Inspiration & Innovation from ING3NIOUS: 3 Takeaways from NorCal 2017

Last week, I enjoyed the privilege of speaking on a panel with distinguished colleagues at the ING3NIOUS 2017 NorCal Information Governance Retreat in Carmel Valley, Calif. Our panel was appointed to discuss TAR and what we, as an industry, have learned about using it in legal matters. This session was one among a series of insightful discussions about the needs, direction, impact and practicality of technology in information governance, data security and electronic discovery. Overall, this retreat inspired, challenged and informed everyone in attendance. The scale and setting is more intimate than some other events, which resulted in a healthy exchange of ideas and challenges from experts and innovators in technology and law. Amongst the many great stories and lessons learned, I walked away from the retreat with three major observations.

#1 There’s more work to do with Technology Assisted Review.

As mentioned in my prior blog post, predictive coding and Technology Assisted Review are commonly accepted at this point. Nevertheless, stakeholders continue to evaluate, and have a healthy debate about, the conflicts and merits of related topics such as the appropriate level of disclosure and incorporation of traditional keyword search. Meanwhile, most of the technology itself has had only one major revolution in its 10 years of use. Namely, the ascent from Simple Active Learning (i.e., the first generation of predictive coding) to Continuous Active Learning. Of course, I am honored to be part of a respected and select field of leaders and innovators in predictive coding solutions to deliver these types of enhancements and much more. After synthesizing the discussion from a few of the panels at the NorCal Retreat, it is apparent that while the sufficiency of productions resulting from predictive coding endeavors remain largely unchallenged, there are a number of opportunities for on-going development and enhancement of predictive analytics, which will require a critical focus on both operability and underlying technology to maintain defensibility and enable counsel to focus on the most important content.

#2 Business processes conflict with situational nuances.

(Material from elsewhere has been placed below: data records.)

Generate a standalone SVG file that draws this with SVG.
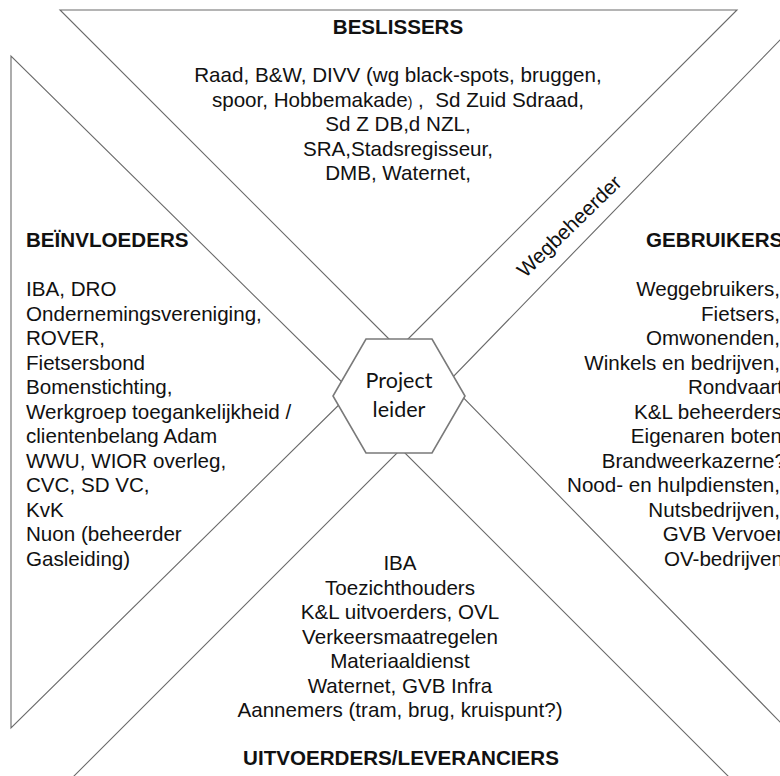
<svg xmlns="http://www.w3.org/2000/svg" width="780" height="776" viewBox="0 0 780 776">
  <style>
    .ln { fill: none; stroke: #6a6a6a; stroke-width: 1.1; stroke-linejoin: miter; }
    .hex { fill: #ffffff; stroke: #7a7a7a; stroke-width: 1.6; }
    .t { font-family: "Liberation Sans", Arial, sans-serif; font-size: 20.6px; fill: #111111; }
    .b { font-weight: bold; }
    .c { text-anchor: middle; }
    .e { text-anchor: end; }
    .pl { font-family: Lato, "Open Sans", "Noto Sans", sans-serif; font-size: 21.5px; fill: #111111; text-anchor: middle; }
  </style>
  <rect width="780" height="776" fill="#ffffff"/>

  <!-- Beslissers (top wedge) -->
  <g id="beslissers">
    <polyline class="ln" points="398.5,348.5 60,10 737,10 398.5,348.5"/>
    <text class="t b c" x="398" y="34">BESLISSERS</text>
    <text class="t c" x="398" y="82">Raad, B&amp;W, DIVV (wg black-spots, bruggen,</text>
    <text class="t c" x="398" y="107" xml:space="preserve">spoor, Hobbemakade<tspan font-size="14">)</tspan> ,  Sd Zuid Sdraad,</text>
    <text class="t c" x="398" y="131">Sd Z DB,d NZL,</text>
    <text class="t c" x="398" y="156">SRA,Stadsregisseur,</text>
    <text class="t c" x="398" y="180">DMB, Waternet,</text>
  </g>

  <!-- Beinvloeders (left wedge) -->
  <g id="beinvloeders">
    <polyline class="ln" points="352,392 11,56 11,728 352,392"/>
    <text class="t b" x="26" y="247">BEÏNVLOEDERS</text>
    <text class="t" x="26" y="296">IBA, DRO</text>
    <text class="t" x="26" y="320.5">Ondernemingsvereniging,</text>
    <text class="t" x="26" y="345">ROVER,</text>
    <text class="t" x="26" y="369.5">Fietsersbond</text>
    <text class="t" x="26" y="394">Bomenstichting,</text>
    <text class="t" x="26" y="418.5">Werkgroep toegankelijkheid /</text>
    <text class="t" x="26" y="443">clientenbelang Adam</text>
    <text class="t" x="26" y="467.5">WWU, WIOR overleg,</text>
    <text class="t" x="26" y="492">CVC, SD VC,</text>
    <text class="t" x="26" y="516.5">KvK</text>
    <text class="t" x="26" y="541">Nuon (beheerder</text>
    <text class="t" x="26" y="565.5">Gasleiding)</text>
  </g>

  <!-- Gebruikers (right wedge) -->
  <g id="gebruikers">
    <polyline class="ln" points="791,28.6 448,382 791,733.3"/>
    <text class="t b" x="646" y="247">GEBRUIKERS</text>
    <text class="t e" x="780" y="296">Weggebruikers,</text>
    <text class="t e" x="780" y="320.5">Fietsers,</text>
    <text class="t e" x="780" y="345">Omwonenden,</text>
    <text class="t e" x="780" y="369.5">Winkels en bedrijven,</text>
    <text class="t e" x="783" y="394">Rondvaart</text>
    <text class="t e" x="782" y="418.5">K&amp;L beheerders</text>
    <text class="t e" x="782" y="443">Eigenaren boten</text>
    <text class="t e" x="786" y="467.5">Brandweerkazerne?</text>
    <text class="t e" x="780" y="492">Nood- en hulpdiensten,</text>
    <text class="t e" x="780" y="516.5">Nutsbedrijven,</text>
    <text class="t e" x="783" y="541">GVB Vervoer</text>
    <text class="t e" x="783" y="565.5">OV-bedrijven</text>
  </g>

  <!-- Uitvoerders / leveranciers (bottom wedge) -->
  <g id="uitvoerders">
    <polyline class="ln" points="70,780 401,449 732,780"/>
    <text class="t c" x="400" y="570">IBA</text>
    <text class="t c" x="400" y="594.5">Toezichthouders</text>
    <text class="t c" x="400" y="619">K&amp;L uitvoerders, OVL</text>
    <text class="t c" x="400" y="643.5">Verkeersmaatregelen</text>
    <text class="t c" x="400" y="668">Materiaaldienst</text>
    <text class="t c" x="400" y="692.5">Waternet, GVB Infra</text>
    <text class="t c" x="400" y="717">Aannemers (tram, brug, kruispunt?)</text>
    <text class="t b c" x="401" y="765">UITVOERDERS/LEVERANCIERS</text>
  </g>

  <!-- Road authority band label -->
  <g id="wegbeheerder">
    <text class="t c" x="570" y="233" font-size="18" transform="rotate(-44 570 227)">Wegbeheerder</text>
  </g>

  <!-- Central hexagon -->
  <g id="projectleider">
    <polygon class="hex" points="366,339 432,339 465,396 432,453 366,453 333,396"/>
    <text class="pl" x="399" y="388">Project</text>
    <text class="pl" x="399" y="417">leider</text>
  </g>
</svg>
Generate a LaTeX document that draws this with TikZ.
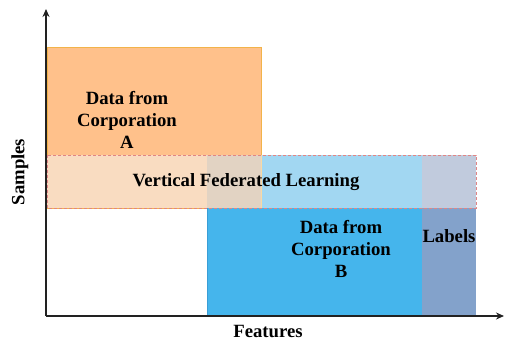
\documentclass[tikz,border=0pt]{standalone}
\usepackage{fontspec}
\setmainfont{Liberation Serif}
\usetikzlibrary{arrows.meta}
\definecolor{orgfill}{HTML}{FFC18B}
\definecolor{orgline}{HTML}{F2B34A}
\definecolor{bluefill}{HTML}{45B5EC}
\definecolor{blueline}{HTML}{3A9ED6}
\definecolor{labfill}{HTML}{83A2CB}
\definecolor{bandA}{HTML}{F9DCC1}
\definecolor{bandAB}{HTML}{E2D3C3}
\definecolor{bandB}{HTML}{A2D7F2}
\definecolor{bandL}{HTML}{C1CBDD}
\definecolor{bandline}{HTML}{E08585}
\definecolor{axiscol}{HTML}{222222}
\tikzset{
  txt/.style={font=\fontsize{18.7}{22}\selectfont\bfseries, align=center, text=black, inner sep=0pt},
  axisline/.style={draw=axiscol, line width=1.6pt, -{Stealth[length=8pt,width=7pt]}},
}
\begin{document}
\begin{tikzpicture}[x=1pt,y=-1pt]
\useasboundingbox (0,0) rectangle (506,342);
% base rectangles
\draw[fill=orgfill, draw=orgline, line width=0.8pt] (47,47) rectangle (261,208);
\draw[fill=bluefill, draw=blueline, line width=0.6pt] (207,155) rectangle (422,316);
\fill[labfill] (422,155) rectangle (476,316);
% band
\fill[bandA] (47,155) rectangle (207,208);
\fill[bandAB] (207,155) rectangle (261,208);
\fill[bandB] (261,155) rectangle (422,208);
\fill[bandL] (422,155) rectangle (476,208);
\draw[orgline!50!white, line width=0.6pt] (261,155) -- (261,208);
\draw[bandline, dashed, dash pattern=on 3pt off 2pt, line width=0.7pt] (47,155) rectangle (476,208);
% axes
\coordinate (o) at (46,316);
\coordinate (ytop) at (46,9);
\coordinate (xend) at (504,316);
\draw[axisline] (o) -- (ytop);
\draw[axisline] (o) -- (xend);
% texts
\node[txt] (a) at (127,120) {Data from\\Corporation\\A};
\node[txt] (vfl) at (246,182) {Vertical Federated Learning};
\node[txt] (b) at (341,249) {Data from\\Corporation\\B};
\node[txt] (lab) at (449,236) {Labels};
\node[txt] (feat) at (268,331) {Features};
\node[txt, rotate=90] (samp) at (20,172) {Samples};
\end{tikzpicture}
\end{document}
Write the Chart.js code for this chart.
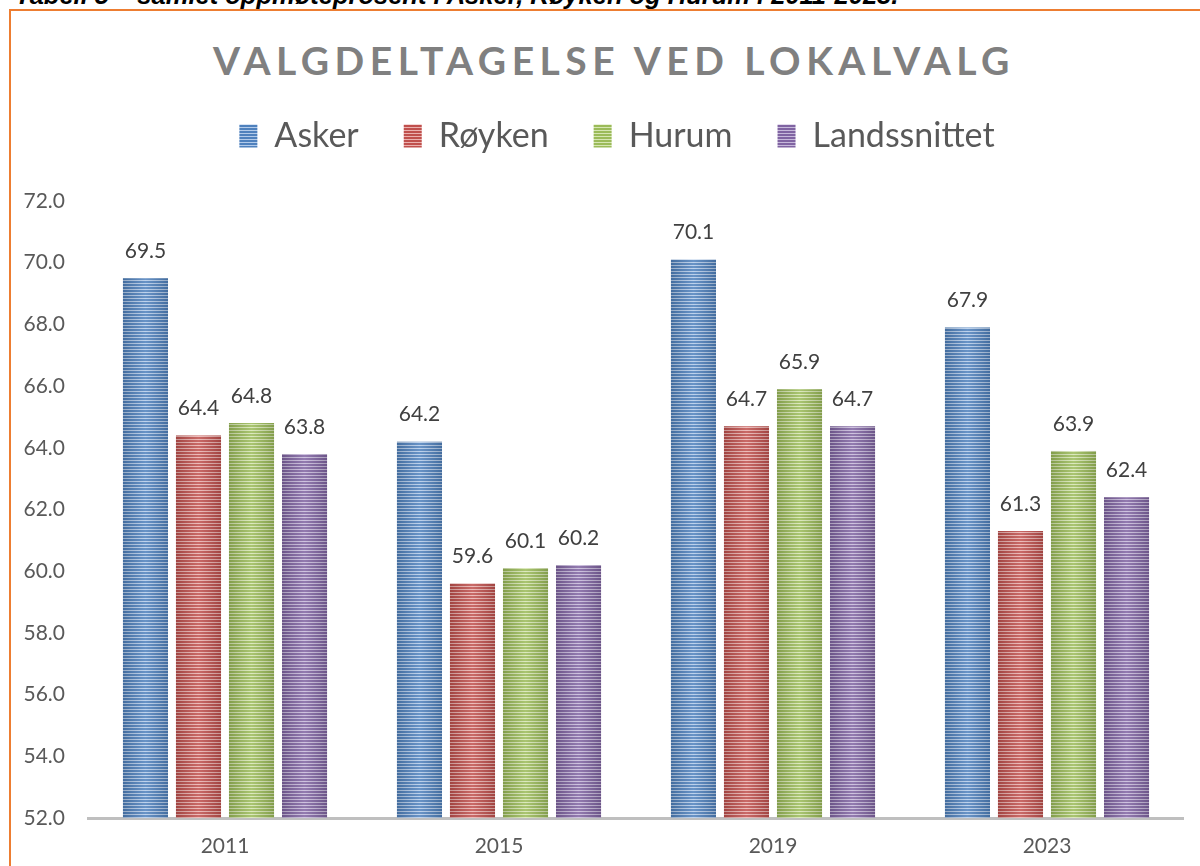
<!DOCTYPE html>
<html>
<head>
<meta charset="utf-8">
<script src="https://cdn.jsdelivr.net/npm/chart.js@4/dist/chart.umd.min.js"></script>
<style>
  html, body { margin: 0; padding: 0; background: #fff; overflow: hidden; }
  body { width: 1200px; height: 866px; position: relative; }
  #caption {
    position: absolute; left: 15px; top: -17px; white-space: nowrap;
    font: italic bold 25.5px "Liberation Sans", Arial, sans-serif; line-height: 25px; color: #000;
  }
  #frame {
    position: absolute; left: 9px; top: 9px; width: 1300px; height: 1000px;
    border: 2px solid #ED7D31;
  }
  #title {
    position: absolute; left: 0; width: 1228px; top: 36px; text-align: center;
    font: bold 39px Lato, sans-serif; letter-spacing: 5.5px; color: #808080; line-height: 48px;
  }
  #wrap { position: absolute; left: 0; top: 0; width: 1184px; height: 866px; }
</style>
</head>
<body>
<div id="caption">Tabell 5 – samlet oppmøteprosent i Asker, Røyken og Hurum i 2011-2023.</div>
<div id="frame"></div>
<div id="title">VALGDELTAGELSE VED LOKALVALG</div>
<div id="wrap"><canvas id="chart"></canvas></div>
<script>
document.addEventListener('DOMContentLoaded', function() {
    // Data
    const years = ['2011', '2015', '2019', '2023'];
    const asker = [69.5, 64.2, 70.1, 67.9];
    const royken = [64.4, 59.6, 64.7, 61.3];
    const hurum = [64.8, 60.1, 65.9, 63.9];
    const landssnittet = [63.8, 60.2, 64.7, 62.4];
    const yTicks = [52, 54, 56, 58, 60, 62, 64, 66, 68, 70, 72];

    // horizontal stripe fill like the Excel texture
    function stripes(dark, light) {
        const c = document.createElement('canvas');
        c.width = 4; c.height = 3;
        const g = c.getContext('2d');
        g.fillStyle = dark; g.fillRect(0, 0, 4, 3);
        g.fillStyle = light; g.fillRect(0, 1, 4, 1);
        return g.createPattern(c, 'repeat');
    }

    const series = [
        { label: 'Asker', data: asker, dark: '#4F81BD', light: '#B3CBEA' },
        { label: 'Røyken', data: royken, dark: '#C0504D', light: '#EBB1AF' },
        { label: 'Hurum', data: hurum, dark: '#9BBB59', light: '#D6E6B3' },
        { label: 'Landssnittet', data: landssnittet, dark: '#8064A2', light: '#C7B9DB' }
    ];

    // cylinder-like side shading + value labels
    const barDecor = {
        id: 'barDecor',
        afterDatasetsDraw(chart) {
            const ctx = chart.ctx;
            const bottom = chart.chartArea.bottom;
            chart.data.datasets.forEach((ds, di) => {
                chart.getDatasetMeta(di).data.forEach((bar, i) => {
                    const left = bar.x - bar.width / 2, right = bar.x + bar.width / 2;
                    const grad = ctx.createLinearGradient(left, 0, right, 0);
                    grad.addColorStop(0, 'rgba(0,0,0,0.16)');
                    grad.addColorStop(0.5, 'rgba(255,255,255,0.15)');
                    grad.addColorStop(1, 'rgba(0,0,0,0.16)');
                    ctx.save();
                    ctx.fillStyle = grad;
                    ctx.fillRect(left, bar.y, bar.width, bottom - bar.y);
                    ctx.fillStyle = '#404040';
                    ctx.font = '21px Lato';
                    ctx.textAlign = 'center';
                    ctx.textBaseline = 'middle';
                    ctx.fillText(ds.data[i].toFixed(1), bar.x, bar.y - 27);
                    ctx.restore();
                });
            });
        }
    };

    // extra space between legend and plot, and legend nudged right
    const legendTweak = {
        id: 'legendTweak',
        beforeInit(chart) {
            const fit = chart.legend.fit;
            chart.legend.fit = function() {
                fit.bind(chart.legend)();
                this.height += 38;
            };
        },
        afterLayout(chart) {
            chart.legend.left += 25;
            chart.legend.right += 25;
        }
    };

    new Chart(document.getElementById('chart').getContext('2d'), {
        type: 'bar',
        data: {
            labels: years,
            datasets: series.map(s => ({
                label: s.label,
                data: s.data,
                backgroundColor: stripes(s.dark, s.light),
                borderWidth: 0,
                categoryPercentage: 0.774,
                barPercentage: 0.85
            }))
        },
        options: {
            responsive: true,
            maintainAspectRatio: false,
            animation: false,
            layout: { padding: { top: 74, left: 0, right: 0, bottom: 0 } },
            plugins: {
                legend: {
                    position: 'top',
                    labels: {
                        boxWidth: 18,
                        boxHeight: 23,
                        padding: 45,
                        color: '#595959',
                        font: { family: 'Lato', size: 34 }
                    }
                },
                tooltip: { enabled: false }
            },
            scales: {
                x: {
                    grid: { display: false, drawTicks: false },
                    border: { display: true, color: '#BFBFBF', width: 3 },
                    ticks: { color: '#595959', font: { family: 'Lato', size: 21 }, padding: 16 },
                    afterFit(scale) { scale.height = 48; }
                },
                y: {
                    min: yTicks[0],
                    max: yTicks[yTicks.length - 1],
                    afterBuildTicks(scale) { scale.ticks = yTicks.map(v => ({ value: v })); },
                    grid: { display: false, drawTicks: false },
                    border: { display: false },
                    ticks: {
                        color: '#595959',
                        font: { family: 'Lato', size: 21 },
                        padding: 23,
                        callback: v => v.toFixed(1)
                    },
                    afterFit(scale) { scale.width = 88; }
                }
            }
        },
        plugins: [barDecor, legendTweak]
    });
});
</script>
</body>
</html>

Corporate data has tremendous value to be protected and yet to be derived. In fact, there might even be an opportunity cost to not measuring and assigning an intrinsic value to the data itself. For example, consider valuation of data protected from or subject to a breach. Imagine the insurability of data itself under a commonly accepted valuation model. Meanwhile, a practical path to this idea seems as elusive as substantial application of retention policies to electronically stored information. In fact, trends and sentiments continue to suggest that information retrieval and classification are superseding data destruction priorities as search and analytics technology becomes more precise and computing capacity continues to expand. Many reasonably contend that there is risk in letting old data pile up and rightfully cite the fact that 85 percent of corporate data could be redundant, obsolete or trivial. Others contend volume should not dictate value because losing one good item amongst 20 records matters to some. All of these points demonstrate the natural and on-going tension between the demands of disputes and investigations amidst corporate governance in the information age. While information governance professionals, corporate electronic discovery managers, in-house legal operations and technology companies increasingly strive to manage legal matters and electronic discovery in a manner similar to other business processes, outside counsel cautiously, and almost unilaterally, operate around the variables and nuances of different cases and situations, strongly advocating for approaches that are tuned to the situation.

#3 We all hope and need to unify and streamline.

Despite the complications mentioned above, everyone’s strong conviction is that a more effective and consistent set of solutions can be realized. The give-and-take between customized solutions, new technology, preferred providers and pre-defined solutions means there is still a lot of opportunity along with the challenges. Each organization is aiming to adopt and provide unified processes and innovative technology with practical capabilities across the spectrum of information management, data security, case administration, project management and electronic discovery. For every firm or corporation that selects a solution, there are still others with strong preferences and compelling features and value propositions. There is a lot of room, and perhaps even an acute need, to coalesce around a more concise, stable and sustainable portfolio of technology-enabled solutions. This need will continue to ignite outstanding conferences and working groups like Ing3nious (and Sedona, ILTA, EDI, ERDM, ACEDS, IGI, WiE, etc.), where legal and technology professionals can propel the conversations and initiatives associated with these opportunities in our industry.